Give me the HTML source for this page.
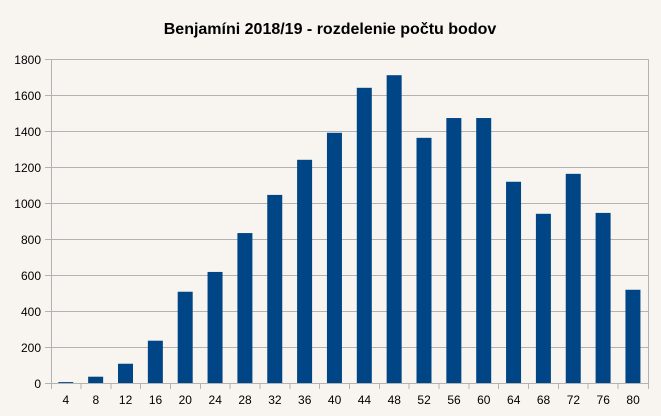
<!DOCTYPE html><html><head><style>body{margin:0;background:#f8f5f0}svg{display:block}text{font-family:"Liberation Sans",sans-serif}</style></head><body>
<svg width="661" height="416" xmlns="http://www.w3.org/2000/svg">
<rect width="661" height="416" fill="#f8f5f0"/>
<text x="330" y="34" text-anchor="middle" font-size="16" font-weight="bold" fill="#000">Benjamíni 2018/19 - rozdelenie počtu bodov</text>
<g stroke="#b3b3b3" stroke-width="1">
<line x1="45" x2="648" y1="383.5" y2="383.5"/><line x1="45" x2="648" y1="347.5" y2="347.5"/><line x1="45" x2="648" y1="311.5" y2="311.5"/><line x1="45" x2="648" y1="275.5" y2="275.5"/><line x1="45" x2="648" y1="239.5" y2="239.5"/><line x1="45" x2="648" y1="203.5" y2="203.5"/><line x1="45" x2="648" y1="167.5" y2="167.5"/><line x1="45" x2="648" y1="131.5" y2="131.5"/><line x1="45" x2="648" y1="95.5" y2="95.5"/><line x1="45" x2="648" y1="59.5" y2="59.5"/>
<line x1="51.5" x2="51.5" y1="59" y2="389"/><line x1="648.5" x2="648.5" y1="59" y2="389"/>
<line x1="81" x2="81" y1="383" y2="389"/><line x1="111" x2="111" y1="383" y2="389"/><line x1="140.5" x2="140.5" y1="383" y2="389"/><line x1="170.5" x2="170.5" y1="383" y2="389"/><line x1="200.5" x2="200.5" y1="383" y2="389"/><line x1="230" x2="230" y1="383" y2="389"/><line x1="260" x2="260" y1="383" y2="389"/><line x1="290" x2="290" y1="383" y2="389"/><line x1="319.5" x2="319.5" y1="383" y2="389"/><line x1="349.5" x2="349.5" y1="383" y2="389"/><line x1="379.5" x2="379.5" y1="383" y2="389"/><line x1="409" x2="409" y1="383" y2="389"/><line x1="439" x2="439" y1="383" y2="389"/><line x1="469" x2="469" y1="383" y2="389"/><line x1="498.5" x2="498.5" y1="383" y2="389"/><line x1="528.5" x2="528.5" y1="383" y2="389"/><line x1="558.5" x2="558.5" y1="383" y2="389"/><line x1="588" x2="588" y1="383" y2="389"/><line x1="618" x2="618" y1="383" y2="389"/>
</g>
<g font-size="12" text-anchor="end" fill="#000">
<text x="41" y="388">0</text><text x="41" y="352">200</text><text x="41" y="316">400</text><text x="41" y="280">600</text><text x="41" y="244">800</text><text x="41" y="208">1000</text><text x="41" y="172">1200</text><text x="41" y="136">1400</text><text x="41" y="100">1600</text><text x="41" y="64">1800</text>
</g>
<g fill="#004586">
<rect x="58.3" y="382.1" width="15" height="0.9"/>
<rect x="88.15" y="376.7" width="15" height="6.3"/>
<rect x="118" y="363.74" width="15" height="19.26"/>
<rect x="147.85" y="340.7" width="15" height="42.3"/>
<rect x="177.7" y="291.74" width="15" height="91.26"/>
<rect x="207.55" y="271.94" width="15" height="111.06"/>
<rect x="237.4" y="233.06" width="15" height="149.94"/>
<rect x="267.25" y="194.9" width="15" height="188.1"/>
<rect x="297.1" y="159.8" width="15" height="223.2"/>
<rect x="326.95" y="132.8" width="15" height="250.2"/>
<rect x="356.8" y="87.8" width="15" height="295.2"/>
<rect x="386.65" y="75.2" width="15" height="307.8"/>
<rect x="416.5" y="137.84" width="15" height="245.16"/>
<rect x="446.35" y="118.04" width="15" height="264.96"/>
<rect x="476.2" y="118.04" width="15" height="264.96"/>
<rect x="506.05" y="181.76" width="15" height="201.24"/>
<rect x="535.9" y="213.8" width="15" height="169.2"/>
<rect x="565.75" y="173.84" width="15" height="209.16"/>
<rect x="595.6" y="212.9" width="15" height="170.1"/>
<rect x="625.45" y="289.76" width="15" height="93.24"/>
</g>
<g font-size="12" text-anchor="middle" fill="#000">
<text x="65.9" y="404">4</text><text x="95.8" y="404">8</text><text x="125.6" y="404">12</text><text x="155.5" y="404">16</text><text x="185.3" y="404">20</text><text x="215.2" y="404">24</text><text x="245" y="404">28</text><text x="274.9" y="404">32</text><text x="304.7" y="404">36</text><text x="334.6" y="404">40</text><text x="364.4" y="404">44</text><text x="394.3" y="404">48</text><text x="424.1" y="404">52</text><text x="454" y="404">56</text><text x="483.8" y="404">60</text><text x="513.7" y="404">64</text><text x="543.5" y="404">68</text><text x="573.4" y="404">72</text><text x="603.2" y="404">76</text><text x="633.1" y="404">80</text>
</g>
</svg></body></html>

* [WHAT IS EXPECTED]: The material above must be printed exactly, with its pictures left out.

* [IN RESPONSE]:
Give me the HTML source for this page.
<!DOCTYPE html><html><head><style>body{margin:0;background:#f8f5f0}svg{display:block}text{font-family:"Liberation Sans",sans-serif}</style></head><body>
<svg width="661" height="416" xmlns="http://www.w3.org/2000/svg">
<rect width="661" height="416" fill="#f8f5f0"/>
<text x="330" y="34" text-anchor="middle" font-size="16" font-weight="bold" fill="#000">Benjamíni 2018/19 - rozdelenie počtu bodov</text>
<g stroke="#b3b3b3" stroke-width="1">
<line x1="45" x2="648" y1="383.5" y2="383.5"/><line x1="45" x2="648" y1="347.5" y2="347.5"/><line x1="45" x2="648" y1="311.5" y2="311.5"/><line x1="45" x2="648" y1="275.5" y2="275.5"/><line x1="45" x2="648" y1="239.5" y2="239.5"/><line x1="45" x2="648" y1="203.5" y2="203.5"/><line x1="45" x2="648" y1="167.5" y2="167.5"/><line x1="45" x2="648" y1="131.5" y2="131.5"/><line x1="45" x2="648" y1="95.5" y2="95.5"/><line x1="45" x2="648" y1="59.5" y2="59.5"/>
<line x1="51.5" x2="51.5" y1="59" y2="389"/><line x1="648.5" x2="648.5" y1="59" y2="389"/>
<line x1="81" x2="81" y1="383" y2="389"/><line x1="111" x2="111" y1="383" y2="389"/><line x1="140.5" x2="140.5" y1="383" y2="389"/><line x1="170.5" x2="170.5" y1="383" y2="389"/><line x1="200.5" x2="200.5" y1="383" y2="389"/><line x1="230" x2="230" y1="383" y2="389"/><line x1="260" x2="260" y1="383" y2="389"/><line x1="290" x2="290" y1="383" y2="389"/><line x1="319.5" x2="319.5" y1="383" y2="389"/><line x1="349.5" x2="349.5" y1="383" y2="389"/><line x1="379.5" x2="379.5" y1="383" y2="389"/><line x1="409" x2="409" y1="383" y2="389"/><line x1="439" x2="439" y1="383" y2="389"/><line x1="469" x2="469" y1="383" y2="389"/><line x1="498.5" x2="498.5" y1="383" y2="389"/><line x1="528.5" x2="528.5" y1="383" y2="389"/><line x1="558.5" x2="558.5" y1="383" y2="389"/><line x1="588" x2="588" y1="383" y2="389"/><line x1="618" x2="618" y1="383" y2="389"/>
</g>
<g font-size="12" text-anchor="end" fill="#000">
<text x="41" y="388">0</text><text x="41" y="352">200</text><text x="41" y="316">400</text><text x="41" y="280">600</text><text x="41" y="244">800</text><text x="41" y="208">1000</text><text x="41" y="172">1200</text><text x="41" y="136">1400</text><text x="41" y="100">1600</text><text x="41" y="64">1800</text>
</g>
<g fill="#004586">
<rect x="58.3" y="382.1" width="15" height="0.9"/>
<rect x="88.15" y="376.7" width="15" height="6.3"/>
<rect x="118" y="363.74" width="15" height="19.26"/>
<rect x="147.85" y="340.7" width="15" height="42.3"/>
<rect x="177.7" y="291.74" width="15" height="91.26"/>
<rect x="207.55" y="271.94" width="15" height="111.06"/>
<rect x="237.4" y="233.06" width="15" height="149.94"/>
<rect x="267.25" y="194.9" width="15" height="188.1"/>
<rect x="297.1" y="159.8" width="15" height="223.2"/>
<rect x="326.95" y="132.8" width="15" height="250.2"/>
<rect x="356.8" y="87.8" width="15" height="295.2"/>
<rect x="386.65" y="75.2" width="15" height="307.8"/>
<rect x="416.5" y="137.84" width="15" height="245.16"/>
<rect x="446.35" y="118.04" width="15" height="264.96"/>
<rect x="476.2" y="118.04" width="15" height="264.96"/>
<rect x="506.05" y="181.76" width="15" height="201.24"/>
<rect x="535.9" y="213.8" width="15" height="169.2"/>
<rect x="565.75" y="173.84" width="15" height="209.16"/>
<rect x="595.6" y="212.9" width="15" height="170.1"/>
<rect x="625.45" y="289.76" width="15" height="93.24"/>
</g>
<g font-size="12" text-anchor="middle" fill="#000">
<text x="65.9" y="404">4</text><text x="95.8" y="404">8</text><text x="125.6" y="404">12</text><text x="155.5" y="404">16</text><text x="185.3" y="404">20</text><text x="215.2" y="404">24</text><text x="245" y="404">28</text><text x="274.9" y="404">32</text><text x="304.7" y="404">36</text><text x="334.6" y="404">40</text><text x="364.4" y="404">44</text><text x="394.3" y="404">48</text><text x="424.1" y="404">52</text><text x="454" y="404">56</text><text x="483.8" y="404">60</text><text x="513.7" y="404">64</text><text x="543.5" y="404">68</text><text x="573.4" y="404">72</text><text x="603.2" y="404">76</text><text x="633.1" y="404">80</text>
</g>
</svg></body></html>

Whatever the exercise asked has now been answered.